Task: Reproduce the listing exactly, with no pictures in your copy.

Given data:

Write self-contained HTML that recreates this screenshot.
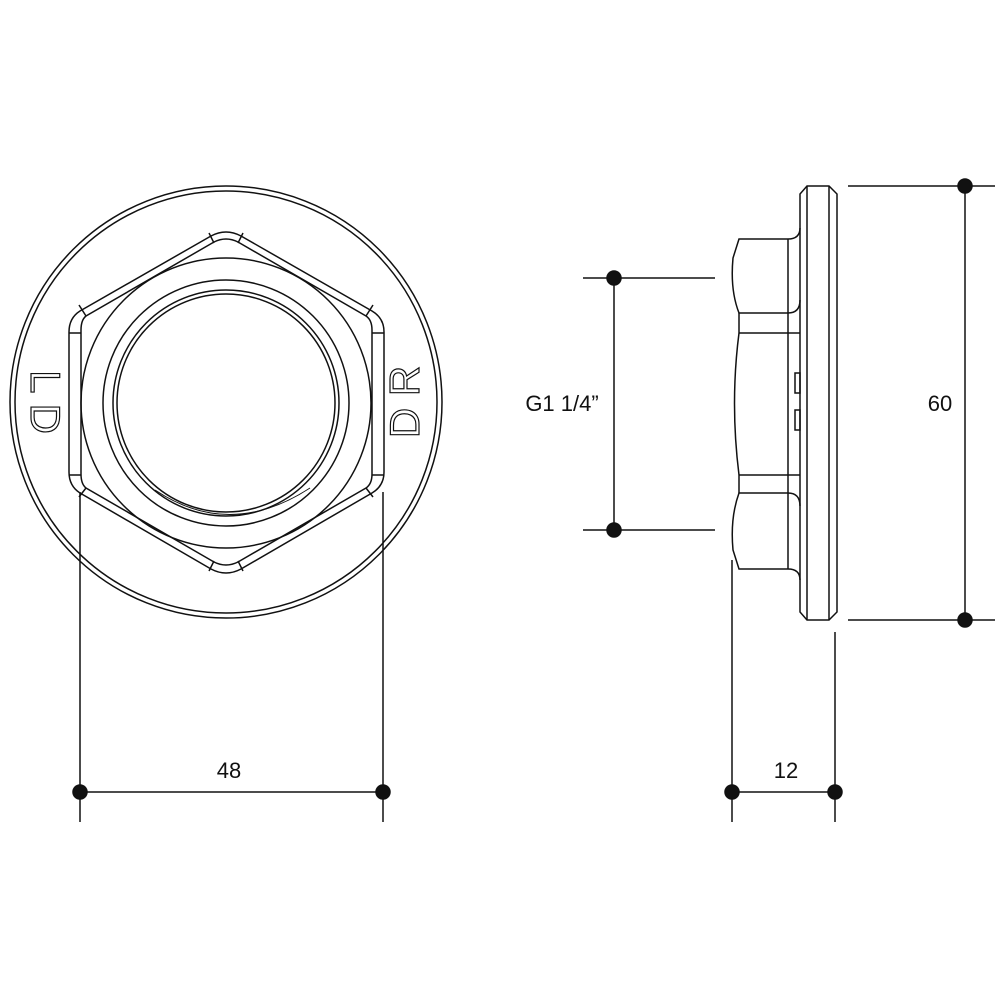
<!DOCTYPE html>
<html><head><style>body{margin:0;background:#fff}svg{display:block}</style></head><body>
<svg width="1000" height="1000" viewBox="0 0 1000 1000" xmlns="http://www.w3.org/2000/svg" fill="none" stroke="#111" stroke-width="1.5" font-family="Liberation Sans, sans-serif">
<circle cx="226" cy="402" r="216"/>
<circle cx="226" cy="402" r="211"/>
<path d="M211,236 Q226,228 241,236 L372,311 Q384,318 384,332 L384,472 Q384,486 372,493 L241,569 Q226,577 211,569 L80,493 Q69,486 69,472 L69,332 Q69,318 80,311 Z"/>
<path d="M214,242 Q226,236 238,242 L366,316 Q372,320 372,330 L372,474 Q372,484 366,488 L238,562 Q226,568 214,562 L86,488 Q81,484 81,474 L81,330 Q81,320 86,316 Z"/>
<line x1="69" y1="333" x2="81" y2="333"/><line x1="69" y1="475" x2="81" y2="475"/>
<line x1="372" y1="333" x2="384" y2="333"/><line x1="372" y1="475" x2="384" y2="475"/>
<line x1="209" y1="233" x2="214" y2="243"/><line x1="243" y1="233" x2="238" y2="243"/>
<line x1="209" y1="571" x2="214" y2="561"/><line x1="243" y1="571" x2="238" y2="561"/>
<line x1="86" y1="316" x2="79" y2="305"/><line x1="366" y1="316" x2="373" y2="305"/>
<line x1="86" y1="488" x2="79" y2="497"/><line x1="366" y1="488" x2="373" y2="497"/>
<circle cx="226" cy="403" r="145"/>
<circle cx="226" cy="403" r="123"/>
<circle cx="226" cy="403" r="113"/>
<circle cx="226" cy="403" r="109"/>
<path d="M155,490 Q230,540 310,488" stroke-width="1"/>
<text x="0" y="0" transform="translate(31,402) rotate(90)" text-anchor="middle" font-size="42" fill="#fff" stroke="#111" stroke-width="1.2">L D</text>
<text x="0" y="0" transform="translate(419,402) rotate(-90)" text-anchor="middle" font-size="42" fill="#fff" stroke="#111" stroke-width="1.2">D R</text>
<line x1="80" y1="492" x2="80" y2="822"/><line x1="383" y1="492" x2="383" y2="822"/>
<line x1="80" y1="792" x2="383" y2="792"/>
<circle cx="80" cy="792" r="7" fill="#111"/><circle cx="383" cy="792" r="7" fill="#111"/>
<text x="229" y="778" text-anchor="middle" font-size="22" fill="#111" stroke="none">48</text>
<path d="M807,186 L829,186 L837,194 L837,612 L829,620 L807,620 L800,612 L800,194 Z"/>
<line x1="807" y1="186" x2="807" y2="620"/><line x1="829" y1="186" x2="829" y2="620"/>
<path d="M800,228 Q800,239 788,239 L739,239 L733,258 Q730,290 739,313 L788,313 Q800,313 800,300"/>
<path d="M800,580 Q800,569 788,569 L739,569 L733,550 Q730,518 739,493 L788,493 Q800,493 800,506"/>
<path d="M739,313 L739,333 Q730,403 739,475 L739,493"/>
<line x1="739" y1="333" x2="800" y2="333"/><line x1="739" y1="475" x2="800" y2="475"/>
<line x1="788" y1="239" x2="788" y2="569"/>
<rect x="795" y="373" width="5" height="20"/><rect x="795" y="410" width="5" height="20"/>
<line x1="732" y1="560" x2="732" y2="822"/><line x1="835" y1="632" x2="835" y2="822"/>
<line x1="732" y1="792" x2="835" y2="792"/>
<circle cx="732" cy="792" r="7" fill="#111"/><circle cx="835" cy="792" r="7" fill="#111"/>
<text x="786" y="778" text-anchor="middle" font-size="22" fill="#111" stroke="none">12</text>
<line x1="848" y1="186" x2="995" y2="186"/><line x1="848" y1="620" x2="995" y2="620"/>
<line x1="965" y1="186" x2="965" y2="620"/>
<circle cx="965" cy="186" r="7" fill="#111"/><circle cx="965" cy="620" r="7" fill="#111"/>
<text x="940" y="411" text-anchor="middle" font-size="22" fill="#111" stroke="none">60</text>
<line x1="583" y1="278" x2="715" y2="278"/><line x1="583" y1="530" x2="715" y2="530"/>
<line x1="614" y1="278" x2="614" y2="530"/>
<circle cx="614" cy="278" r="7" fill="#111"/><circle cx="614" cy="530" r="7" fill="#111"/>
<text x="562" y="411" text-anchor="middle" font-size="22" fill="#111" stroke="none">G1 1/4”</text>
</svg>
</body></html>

Answer for the task:
Write self-contained HTML that recreates this screenshot.
<!DOCTYPE html>
<html><head><style>body{margin:0;background:#fff}svg{display:block}</style></head><body>
<svg width="1000" height="1000" viewBox="0 0 1000 1000" xmlns="http://www.w3.org/2000/svg" fill="none" stroke="#111" stroke-width="1.5" font-family="Liberation Sans, sans-serif">
<circle cx="226" cy="402" r="216"/>
<circle cx="226" cy="402" r="211"/>
<path d="M211,236 Q226,228 241,236 L372,311 Q384,318 384,332 L384,472 Q384,486 372,493 L241,569 Q226,577 211,569 L80,493 Q69,486 69,472 L69,332 Q69,318 80,311 Z"/>
<path d="M214,242 Q226,236 238,242 L366,316 Q372,320 372,330 L372,474 Q372,484 366,488 L238,562 Q226,568 214,562 L86,488 Q81,484 81,474 L81,330 Q81,320 86,316 Z"/>
<line x1="69" y1="333" x2="81" y2="333"/><line x1="69" y1="475" x2="81" y2="475"/>
<line x1="372" y1="333" x2="384" y2="333"/><line x1="372" y1="475" x2="384" y2="475"/>
<line x1="209" y1="233" x2="214" y2="243"/><line x1="243" y1="233" x2="238" y2="243"/>
<line x1="209" y1="571" x2="214" y2="561"/><line x1="243" y1="571" x2="238" y2="561"/>
<line x1="86" y1="316" x2="79" y2="305"/><line x1="366" y1="316" x2="373" y2="305"/>
<line x1="86" y1="488" x2="79" y2="497"/><line x1="366" y1="488" x2="373" y2="497"/>
<circle cx="226" cy="403" r="145"/>
<circle cx="226" cy="403" r="123"/>
<circle cx="226" cy="403" r="113"/>
<circle cx="226" cy="403" r="109"/>
<path d="M155,490 Q230,540 310,488" stroke-width="1"/>
<text x="0" y="0" transform="translate(31,402) rotate(90)" text-anchor="middle" font-size="42" fill="#fff" stroke="#111" stroke-width="1.2">L D</text>
<text x="0" y="0" transform="translate(419,402) rotate(-90)" text-anchor="middle" font-size="42" fill="#fff" stroke="#111" stroke-width="1.2">D R</text>
<line x1="80" y1="492" x2="80" y2="822"/><line x1="383" y1="492" x2="383" y2="822"/>
<line x1="80" y1="792" x2="383" y2="792"/>
<circle cx="80" cy="792" r="7" fill="#111"/><circle cx="383" cy="792" r="7" fill="#111"/>
<text x="229" y="778" text-anchor="middle" font-size="22" fill="#111" stroke="none">48</text>
<path d="M807,186 L829,186 L837,194 L837,612 L829,620 L807,620 L800,612 L800,194 Z"/>
<line x1="807" y1="186" x2="807" y2="620"/><line x1="829" y1="186" x2="829" y2="620"/>
<path d="M800,228 Q800,239 788,239 L739,239 L733,258 Q730,290 739,313 L788,313 Q800,313 800,300"/>
<path d="M800,580 Q800,569 788,569 L739,569 L733,550 Q730,518 739,493 L788,493 Q800,493 800,506"/>
<path d="M739,313 L739,333 Q730,403 739,475 L739,493"/>
<line x1="739" y1="333" x2="800" y2="333"/><line x1="739" y1="475" x2="800" y2="475"/>
<line x1="788" y1="239" x2="788" y2="569"/>
<rect x="795" y="373" width="5" height="20"/><rect x="795" y="410" width="5" height="20"/>
<line x1="732" y1="560" x2="732" y2="822"/><line x1="835" y1="632" x2="835" y2="822"/>
<line x1="732" y1="792" x2="835" y2="792"/>
<circle cx="732" cy="792" r="7" fill="#111"/><circle cx="835" cy="792" r="7" fill="#111"/>
<text x="786" y="778" text-anchor="middle" font-size="22" fill="#111" stroke="none">12</text>
<line x1="848" y1="186" x2="995" y2="186"/><line x1="848" y1="620" x2="995" y2="620"/>
<line x1="965" y1="186" x2="965" y2="620"/>
<circle cx="965" cy="186" r="7" fill="#111"/><circle cx="965" cy="620" r="7" fill="#111"/>
<text x="940" y="411" text-anchor="middle" font-size="22" fill="#111" stroke="none">60</text>
<line x1="583" y1="278" x2="715" y2="278"/><line x1="583" y1="530" x2="715" y2="530"/>
<line x1="614" y1="278" x2="614" y2="530"/>
<circle cx="614" cy="278" r="7" fill="#111"/><circle cx="614" cy="530" r="7" fill="#111"/>
<text x="562" y="411" text-anchor="middle" font-size="22" fill="#111" stroke="none">G1 1/4”</text>
</svg>
</body></html>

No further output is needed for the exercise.